• Exercise goal: Output the first line of the listing and each line after it, up to and including the line that contains "0.4, 0.8, 1.2, 1.6, 2.0, 2.4, 2.8]", exactly as written, minus the pictures.

• Given information:
▼

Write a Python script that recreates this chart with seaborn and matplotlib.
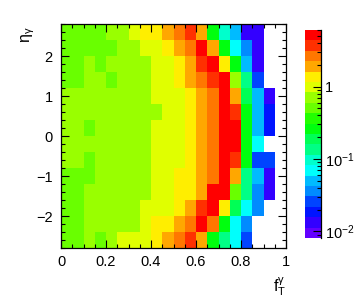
import colorsys
import numpy as np
import pandas as pd
import matplotlib
matplotlib.use("Agg")
import matplotlib.pyplot as plt
import matplotlib.colors as mcolors
import matplotlib.ticker as mticker
from matplotlib.lines import Line2D
import seaborn as sns

# ---------------- data ----------------
# bin edges of the 2D histogram
fT_edges = [0.00, 0.05, 0.10, 0.15, 0.20, 0.25, 0.30, 0.35, 0.40, 0.45, 0.50,
            0.55, 0.60, 0.65, 0.70, 0.75, 0.80, 0.85, 0.90, 0.95, 1.00]
eta_edges = [-2.8, -2.4, -2.0, -1.6, -1.2, -0.8, -0.4, 0.0,
             0.4, 0.8, 1.2, 1.6, 2.0, 2.4, 2.8]

N = np.nan
# bin contents, one list per eta row, from top (eta 2.4..2.8) to bottom
row_p26 = [0.51, 0.51, 0.51, 0.51, 0.70, 0.70, 0.98, 1.36, 1.36, 1.9, 2.6, 3.7, 1.9, 0.26, 0.097, 0.05, 0.0134, 0.0134, N, N]
row_p22 = [0.51, 0.51, 0.51, 0.51, 0.51, 0.70, 0.70, 0.98, 0.98, 1.36, 1.9, 2.6, 5.1, 1.9, 0.26, 0.07, 0.036, 0.0134, N, N]
row_p18 = [0.51, 0.51, 0.70, 0.51, 0.70, 0.70, 0.70, 0.70, 0.98, 0.98, 1.36, 1.9, 3.7, 5.1, 1.36, 0.26, 0.05, 0.0134, N, N]
row_p14 = [0.51, 0.51, 0.70, 0.70, 0.51, 0.70, 0.70, 0.70, 0.98, 0.98, 1.36, 1.9, 2.6, 3.7, 5.1, 0.70, 0.135, 0.026, N, N]
row_p10 = [0.70, 0.70, 0.70, 0.70, 0.70, 0.70, 0.70, 0.70, 0.98, 0.98, 0.98, 1.36, 1.9, 2.6, 5.1, 1.9, 0.19, 0.05, 0.0134, N]
row_p06 = [0.70, 0.70, 0.70, 0.70, 0.70, 0.70, 0.70, 0.70, 0.70, 0.98, 0.98, 1.36, 1.9, 2.6, 5.1, 3.7, 0.26, 0.05, 0.0186, N]
row_p02 = [0.70, 0.70, 0.51, 0.70, 0.70, 0.70, 0.70, 0.70, 0.98, 0.98, 0.98, 1.36, 1.9, 2.6, 5.1, 5.1, 0.26, 0.05, 0.0186, N]
row_m02 = [0.70, 0.70, 0.70, 0.70, 0.70, 0.70, 0.70, 0.70, 0.98, 0.98, 0.98, 1.36, 1.9, 2.6, 5.1, 5.1, 0.26, 0.07, N, N]
row_m06 = [0.70, 0.70, 0.51, 0.70, 0.70, 0.70, 0.70, 0.70, 0.98, 0.98, 0.98, 1.36, 1.9, 2.6, 5.1, 3.7, 0.26, 0.026, 0.026, N]
row_m10 = [0.51, 0.51, 0.51, 0.70, 0.70, 0.70, 0.70, 0.70, 0.98, 0.98, 1.36, 1.36, 1.9, 2.6, 5.1, 1.9, 0.135, 0.05, 0.0134, N]
row_m14 = [0.51, 0.51, 0.70, 0.70, 0.70, 0.70, 0.70, 0.70, 0.98, 0.98, 1.36, 1.36, 1.9, 5.1, 5.1, 0.51, 0.135, 0.036, 0.0134, N]
row_m18 = [0.51, 0.51, 0.70, 0.70, 0.70, 0.70, 0.70, 0.98, 0.98, 0.98, 1.36, 1.9, 3.7, 5.1, 1.36, 0.19, 0.07, 0.036, N, N]
row_m22 = [0.51, 0.51, 0.70, 0.70, 0.70, 0.70, 0.70, 0.98, 1.36, 1.36, 1.9, 2.6, 5.1, 2.6, 0.26, 0.07, 0.036, N, N, N]
row_m26 = [0.51, 0.51, 0.70, 0.51, 0.70, 0.98, 0.98, 0.98, 1.36, 1.9, 2.6, 3.7, 1.9, 0.26, 0.135, 0.07, 0.026, N, N, N]

rows = [row_p26, row_p22, row_p18, row_p14, row_p10, row_p06, row_p02,
        row_m02, row_m06, row_m10, row_m14, row_m18, row_m22, row_m26]

z_min, z_max = 0.00813, 6.03
x_ticks = [0.0, 0.2, 0.4, 0.6, 0.8, 1.0]
x_ticklabels = ["0", "0.2", "0.4", "0.6", "0.8", "1"]
y_ticks = [-2, -1, 0, 1, 2]
y_ticklabels = ["\u22122", "\u22121", "0", "1", "2"]
z_ticks = [0.01, 0.1, 1.0]
z_ticklabels = [r"$\mathregular{10^{-2}}$", r"$\mathregular{10^{-1}}$", "1"]

# ---------------- style ----------------
plt.rcParams["font.family"] = ["Liberation Sans", "DejaVu Sans"]
plt.rcParams["mathtext.fontset"] = "custom"
plt.rcParams["mathtext.rm"] = "Liberation Sans"
plt.rcParams["mathtext.it"] = "Liberation Sans"
plt.rcParams["mathtext.bf"] = "Liberation Sans:bold"

# ROOT "pretty" palette (50 hues), sampled for 20 contour levels
pal50 = [colorsys.hls_to_rgb((280 - (i + 1) * 5.6) / 360.0, 0.5, 1.0) for i in range(50)]
levels = 20
cols = [pal50[int((k + 0.99) * 50 / levels)] for k in range(levels)]
cmap = mcolors.ListedColormap(cols)
cmap.set_bad((1, 1, 1, 0))
norm = mcolors.LogNorm(vmin=z_min, vmax=z_max)

W, H = 357, 302
fig = plt.figure(figsize=(W / 100, H / 100), dpi=100)
ax = fig.add_axes([61 / W, 1 - 248 / H, 225 / W, 224 / H])
cax = fig.add_axes([305 / W, 1 - 238 / H, 16 / W, 208 / H])

eta_centers = [round((eta_edges[i] + eta_edges[i + 1]) / 2, 2) for i in range(len(eta_edges) - 1)][::-1]
fT_centers = [round((fT_edges[i] + fT_edges[i + 1]) / 2, 3) for i in range(len(fT_edges) - 1)]
df = pd.DataFrame(rows, index=eta_centers, columns=fT_centers)

sns.heatmap(df, ax=ax, cmap=cmap, norm=norm, cbar=True, cbar_ax=cax,
            xticklabels=False, yticklabels=False)

# map physical values onto heatmap cell coordinates
nx = len(fT_edges) - 1
ny = len(eta_edges) - 1
def xpos(v):
    return np.interp(v, fT_edges, np.arange(nx + 1))
def ypos(v):
    return np.interp(v, eta_edges, np.arange(ny + 1)[::-1])

for s in ax.spines.values():
    s.set_visible(True)
    s.set_color("black")
    s.set_linewidth(0.9)

ax.set_xticks(xpos(np.array(x_ticks)))
ax.set_xticklabels(x_ticklabels)
ax.set_yticks(ypos(np.array(y_ticks)))
ax.set_yticklabels(y_ticklabels, rotation=0)
ax.xaxis.set_minor_locator(mticker.FixedLocator(xpos(np.array(fT_edges))))
ax.yaxis.set_minor_locator(mticker.FixedLocator(ypos(np.arange(-2.8, 2.81, 0.2))))
ax.tick_params(which="both", direction="in", top=True, right=True,
               bottom=True, left=True, color="black", width=0.8,
               labelsize=10.5, labelcolor="black")
ax.tick_params(which="major", length=5.5)
ax.tick_params(which="minor", length=2.6)
ax.tick_params(axis="x", which="major", pad=5)
ax.tick_params(axis="y", which="major", pad=6)
ax.set_xlabel("")
ax.set_ylabel("")

# axis titles (ROOT style, at the axis ends)
fig.text(286 / W, 1 - 298 / H, r"$\mathregular{f_{T}^{\gamma}}$", ha="right", va="bottom", fontsize=11.5)
fig.text(19 / W, 1 - 26 / H, r"$\mathregular{\eta_{\gamma}}$", ha="left", va="top", rotation=90, fontsize=11.5)

# colour bar
cbar = ax.collections[0].colorbar
cbar.outline.set_visible(False)
cax.yaxis.set_major_locator(mticker.FixedLocator(z_ticks))
cax.yaxis.set_major_formatter(mticker.FixedFormatter(z_ticklabels))
cax.yaxis.set_minor_locator(mticker.LogLocator(base=10, subs=np.arange(2, 10), numticks=20))
cax.yaxis.set_minor_formatter(mticker.NullFormatter())
cax.tick_params(which="both", direction="in", right=True, left=False,
                color="black", width=0.8, labelsize=10.5, pad=3)
cax.tick_params(which="major", length=5.5)
cax.tick_params(which="minor", length=2.6)
cax.add_line(Line2D([1, 1], [0, 1], transform=cax.transAxes, color="black", lw=0.9, clip_on=False))

fig.savefig("out.png", dpi=100)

▲

• Problem solution:
Write a Python script that recreates this chart with seaborn and matplotlib.
import colorsys
import numpy as np
import pandas as pd
import matplotlib
matplotlib.use("Agg")
import matplotlib.pyplot as plt
import matplotlib.colors as mcolors
import matplotlib.ticker as mticker
from matplotlib.lines import Line2D
import seaborn as sns

# ---------------- data ----------------
# bin edges of the 2D histogram
fT_edges = [0.00, 0.05, 0.10, 0.15, 0.20, 0.25, 0.30, 0.35, 0.40, 0.45, 0.50,
            0.55, 0.60, 0.65, 0.70, 0.75, 0.80, 0.85, 0.90, 0.95, 1.00]
eta_edges = [-2.8, -2.4, -2.0, -1.6, -1.2, -0.8, -0.4, 0.0,
             0.4, 0.8, 1.2, 1.6, 2.0, 2.4, 2.8]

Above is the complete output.